Playwright: Noel Coward/Harold Pinter. At: City Lit Theater at Edgewater Presbyterian Church, 1020 W. Bryn Mawr. Phone: 773-293-3682; $25. Runs through: May 3. Photo by Johnny Knight
A distinctive feature of perfect companionship, according to the late Carolyn Heilbrun, is "the continuing possibility of conversation." In these strikingly dissimilar plays by English playwrights Noel Coward and Harold Pinter, we meet two long-married couples confronted by issues rooted in the past that, for better or worse, guarantees that their futures together will never be boring.
In Private Lives, Coward presents us with Elyot and Amanda—married for three years, divorced for five, both recently wedded to second partners, only to discover on their respective honeymoons that they were meant for each other. Pinter's Old Times introduces us to Deeley, a husband racked with jealousy, despite 20 years of marriage, by the pre-marital bond between his enigmatic wife and her girlhood friend, Anna.

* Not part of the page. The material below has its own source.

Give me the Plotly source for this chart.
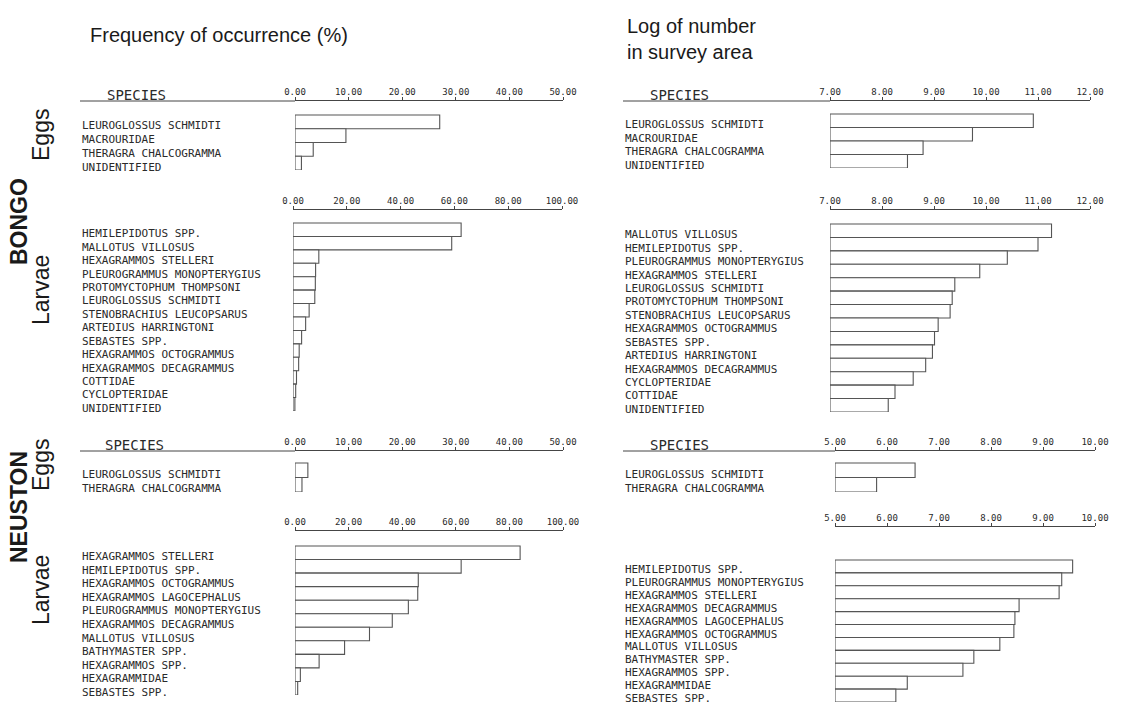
import plotly.graph_objects as go

W, H = 1139, 707

# ---------------- data ----------------
bongo_eggs_freq_species = ["LEUROGLOSSUS SCHMIDTI", "MACROURIDAE", "THERAGRA CHALCOGRAMMA", "UNIDENTIFIED"]
bongo_eggs_freq = [27.0, 9.5, 3.4, 1.2]

bongo_eggs_log_species = ["LEUROGLOSSUS SCHMIDTI", "MACROURIDAE", "THERAGRA CHALCOGRAMMA", "UNIDENTIFIED"]
bongo_eggs_log = [10.91, 9.74, 8.79, 8.49]

bongo_larvae_freq_species = [
    "HEMILEPIDOTUS SPP.", "MALLOTUS VILLOSUS", "HEXAGRAMMOS STELLERI",
    "PLEUROGRAMMUS MONOPTERYGIUS", "PROTOMYCTOPHUM THOMPSONI", "LEUROGLOSSUS SCHMIDTI",
    "STENOBRACHIUS LEUCOPSARUS", "ARTEDIUS HARRINGTONI", "SEBASTES SPP.",
    "HEXAGRAMMOS OCTOGRAMMUS", "HEXAGRAMMOS DECAGRAMMUS", "COTTIDAE",
    "CYCLOPTERIDAE", "UNIDENTIFIED"]
bongo_larvae_freq = [62.5, 59.0, 9.6, 8.4, 8.3, 8.1, 6.0, 4.7, 3.2, 2.3, 2.1, 1.3, 1.0, 0.7]

bongo_larvae_log_species = [
    "MALLOTUS VILLOSUS", "HEMILEPIDOTUS SPP.", "PLEUROGRAMMUS MONOPTERYGIUS",
    "HEXAGRAMMOS STELLERI", "LEUROGLOSSUS SCHMIDTI", "PROTOMYCTOPHUM THOMPSONI",
    "STENOBRACHIUS LEUCOPSARUS", "HEXAGRAMMOS OCTOGRAMMUS", "SEBASTES SPP.",
    "ARTEDIUS HARRINGTONI", "HEXAGRAMMOS DECAGRAMMUS", "CYCLOPTERIDAE",
    "COTTIDAE", "UNIDENTIFIED"]
bongo_larvae_log = [11.26, 11.0, 10.41, 9.88, 9.40, 9.35, 9.31, 9.08, 9.01, 8.97, 8.84, 8.60, 8.25, 8.12]

neuston_eggs_freq_species = ["LEUROGLOSSUS SCHMIDTI", "THERAGRA CHALCOGRAMMA"]
neuston_eggs_freq = [2.4, 1.3]

neuston_eggs_log_species = ["LEUROGLOSSUS SCHMIDTI", "THERAGRA CHALCOGRAMMA"]
neuston_eggs_log = [6.54, 5.80]

neuston_larvae_freq_species = [
    "HEXAGRAMMOS STELLERI", "HEMILEPIDOTUS SPP.", "HEXAGRAMMOS OCTOGRAMMUS",
    "HEXAGRAMMOS LAGOCEPHALUS", "PLEUROGRAMMUS MONOPTERYGIUS", "HEXAGRAMMOS DECAGRAMMUS",
    "MALLOTUS VILLOSUS", "BATHYMASTER SPP.", "HEXAGRAMMOS SPP.",
    "HEXAGRAMMIDAE", "SEBASTES SPP."]
neuston_larvae_freq = [84.0, 62.0, 46.0, 45.8, 42.3, 36.3, 27.8, 18.5, 9.0, 2.0, 1.0]

neuston_larvae_log_species = [
    "HEMILEPIDOTUS SPP.", "PLEUROGRAMMUS MONOPTERYGIUS", "HEXAGRAMMOS STELLERI",
    "HEXAGRAMMOS DECAGRAMMUS", "HEXAGRAMMOS LAGOCEPHALUS", "HEXAGRAMMOS OCTOGRAMMUS",
    "MALLOTUS VILLOSUS", "BATHYMASTER SPP.", "HEXAGRAMMOS SPP.",
    "HEXAGRAMMIDAE", "SEBASTES SPP."]
neuston_larvae_log = [9.57, 9.36, 9.31, 8.54, 8.46, 8.44, 8.17, 7.67, 7.46, 6.39, 6.17]

# axis scales (min, max, step) for each panel
freq_eggs_scale = (0, 50, 10)
freq_larvae_scale = (0, 100, 20)
bongo_log_scale = (7, 12, 1)
neuston_log_scale = (5, 10, 1)

# ---------------- layout (pixel positions) ----------------
panels = [
    dict(sp=bongo_eggs_freq_species, v=bongo_eggs_freq, sc=freq_eggs_scale,
         x0=295, x1=563, ay=101, bt=115, bb=170, lx=80, species=True, sx=105, ysh=-4),
    dict(sp=bongo_eggs_log_species, v=bongo_eggs_log, sc=bongo_log_scale,
         x0=830, x1=1090, ay=101, bt=114, bb=168, lx=623, species=True, sx=648, ysh=-4),
    dict(sp=bongo_larvae_freq_species, v=bongo_larvae_freq, sc=freq_larvae_scale,
         x0=293, x1=562, ay=210, bt=223, bb=411, lx=80, species=False, ysh=-4),
    dict(sp=bongo_larvae_log_species, v=bongo_larvae_log, sc=bongo_log_scale,
         x0=830, x1=1090, ay=210, bt=224, bb=412, lx=623, species=False, ysh=-4),
    dict(sp=neuston_eggs_freq_species, v=neuston_eggs_freq, sc=freq_eggs_scale,
         x0=295, x1=563, ay=451, bt=463, bb=492, lx=80, species=True, sx=103, ysh=-4),
    dict(sp=neuston_eggs_log_species, v=neuston_eggs_log, sc=neuston_log_scale,
         x0=835, x1=1095, ay=451, bt=463, bb=492, lx=623, species=True, sx=648, ysh=-4),
    dict(sp=neuston_larvae_freq_species, v=neuston_larvae_freq, sc=freq_larvae_scale,
         x0=295, x1=563, ay=531, bt=546, bb=695, lx=80, species=False, ysh=-4),
    dict(sp=neuston_larvae_log_species, v=neuston_larvae_log, sc=neuston_log_scale,
         x0=835, x1=1095, ay=527, bt=560, bb=702, lx=623, species=False, ysh=-3),
]

INK = "#2a2a2a"
MONO = "DejaVu Sans Mono"
SANS = "Liberation Sans"

fig = go.Figure()
annotations = []
shapes = []
layout_axes = {}

for k, p in enumerate(panels, start=1):
    n = len(p["v"])
    xmin, xmax, step = p["sc"]
    bar_h = (p["bb"] - p["bt"]) / n
    pad = (p["bt"] - p["ay"]) / bar_h
    xs = "x" if k == 1 else f"x{k}"
    ys = "y" if k == 1 else f"y{k}"
    fig.add_trace(go.Bar(
        orientation="h",
        y=list(range(n)),
        x=[val - xmin for val in p["v"]],
        base=xmin,
        width=1.0,
        marker=dict(color="white", line=dict(color="#555555", width=1.1)),
        xaxis=xs, yaxis=ys, hoverinfo="skip",
    ))
    ticks = list(range(xmin, xmax + 1, step))
    layout_axes["xaxis" if k == 1 else f"xaxis{k}"] = dict(
        domain=[p["x0"] / W, p["x1"] / W], range=[xmin, xmax], anchor=ys,
        side="top", showline=True, linecolor="#454545", linewidth=1,
        ticks="outside", ticklen=3, tickcolor="#454545", tickwidth=1,
        ticklabelstandoff=-2,
        tickvals=ticks, tickformat=".2f",
        tickfont=dict(family=MONO, size=9, color=INK),
        showgrid=False, zeroline=False, fixedrange=True, automargin=False,
    )
    layout_axes["yaxis" if k == 1 else f"yaxis{k}"] = dict(
        domain=[1 - p["bb"] / H, 1 - p["ay"] / H],
        range=[n - 0.5, -0.5 - pad], anchor=xs, visible=False, fixedrange=True,
        automargin=False,
    )
    for i, name in enumerate(p["sp"]):
        annotations.append(dict(
            text=name, xref="paper", yref=ys, x=p["lx"] / W, y=i,
            xanchor="left", yanchor="middle", showarrow=False, yshift=p["ysh"],
            font=dict(family=MONO, size=11, color=INK),
        ))
    if p["species"]:
        annotations.append(dict(
            text="SPECIES", xref="paper", yref="paper",
            x=p["sx"] / W, y=1 - (p["ay"] + 4) / H,
            xanchor="left", yanchor="bottom", showarrow=False,
            font=dict(family=MONO, size=14, color=INK),
        ))
        shapes.append(dict(
            type="line", xref="paper", yref="paper",
            x0=(p["lx"]) / W, x1=p["x0"] / W,
            y0=1 - p["ay"] / H, y1=1 - p["ay"] / H,
            line=dict(color="#454545", width=1),
        ))

# titles
annotations += [
    dict(text="Frequency of occurrence (%)", xref="paper", yref="paper",
         x=88 / W, y=1 - 35 / H, xanchor="left", yanchor="middle", showarrow=False,
         font=dict(family=SANS, size=20, color="#1a1a1a")),
    dict(text="Log of number<br>in survey area", xref="paper", yref="paper",
         x=625 / W, y=1 - 39 / H, xanchor="left", yanchor="middle", showarrow=False,
         align="left", font=dict(family=SANS, size=20, color="#1a1a1a")),
]

# group labels (rotated)
side_labels = [
    ("<b>BONGO</b>", 19, 222, 23),
    ("Eggs", 41, 135, 23),
    ("Larvae", 41, 290, 23),
    ("<b>NEUSTON</b>", 19, 507, 23),
    ("Eggs", 41, 465, 23),
    ("Larvae", 41, 590, 23),
]
for txt, cx, cy, fs in side_labels:
    annotations.append(dict(
        text=txt, xref="paper", yref="paper", x=cx / W, y=1 - cy / H,
        xanchor="center", yanchor="middle", showarrow=False, textangle=-90,
        font=dict(family=SANS, size=fs, color="#1a1a1a"),
    ))

fig.update_layout(
    width=W, height=H, autosize=False, margin=dict(l=0, r=0, t=0, b=0, pad=0),
    paper_bgcolor="white", plot_bgcolor="rgba(0,0,0,0)",
    showlegend=False, bargap=0,
    annotations=annotations, shapes=shapes,
    **layout_axes,
)

page_fix = (
    "document.documentElement.style.margin='0';"
    "document.documentElement.style.overflow='hidden';"
    "document.body.style.margin='0';document.body.style.padding='0';"
    "document.body.style.overflow='hidden';"
    "var gd=document.getElementById('{plot_id}');"
    "Plotly.relayout(gd,{width:%d,height:%d});" % (W, H)
)

fig.write_html("out.html", post_script=page_fix,
               config={"displayModeBar": False, "staticPlot": True})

Standard interpretations of Coward's witty romantic comedies play them for madcap giddiness, frozen-lipped caricatures swapping repartee at warp speed with no more moral introspection than a hit squad spraying the room with verbal tommyguns. Director Terry McCabe, however, recognizes the need for us to like his caddish lovers and to that purpose, has instructed his principal players to search for textual clues to their personae's gradual progress toward mutual compatibility—as contrasted to the shallow second spouses, hopelessly mired down in stubborn prejudices.
Pinter's minimalist dialogue, on the other hand, too often provides troupers an invitation to glut themselves on introspective silences untempered by any regard for audiences stranded outside the subtextual continuity. But under McCabe's direction, the two adversaries dueling for the affections of the passive women they both covet forge a steely undercurrent that never lets up, but instead holds us riveted right up to the author's characteristically cryptic ending.
City Lit Theater's twin productions, running in repertory, are a veritable showcase for storefront-circuit favorites Don Bender and Cameron Feagin, who generate a chemistry, reminiscent of Cary Grant ( well, David Niven, maybe ) and Katherine Hepburn, to unite Elyot and Amanda as much in their irrepressible candor as in their penchant for grand passions and flying fisticuffs. Both acquit themselves just as skillfully in the roles of the professorially rumpled Deeley and the swinging post-war bachelorette Anna. Supporting actors Maggie Kettering, George Seegebrecht, Gianine DeFrancesco and Shawna Tucker all do their part, assisted by impeccable dialects and an uncredited score of carefully selected incidental music, but Bender and Feagin are the reason to reserve your tickets without delay.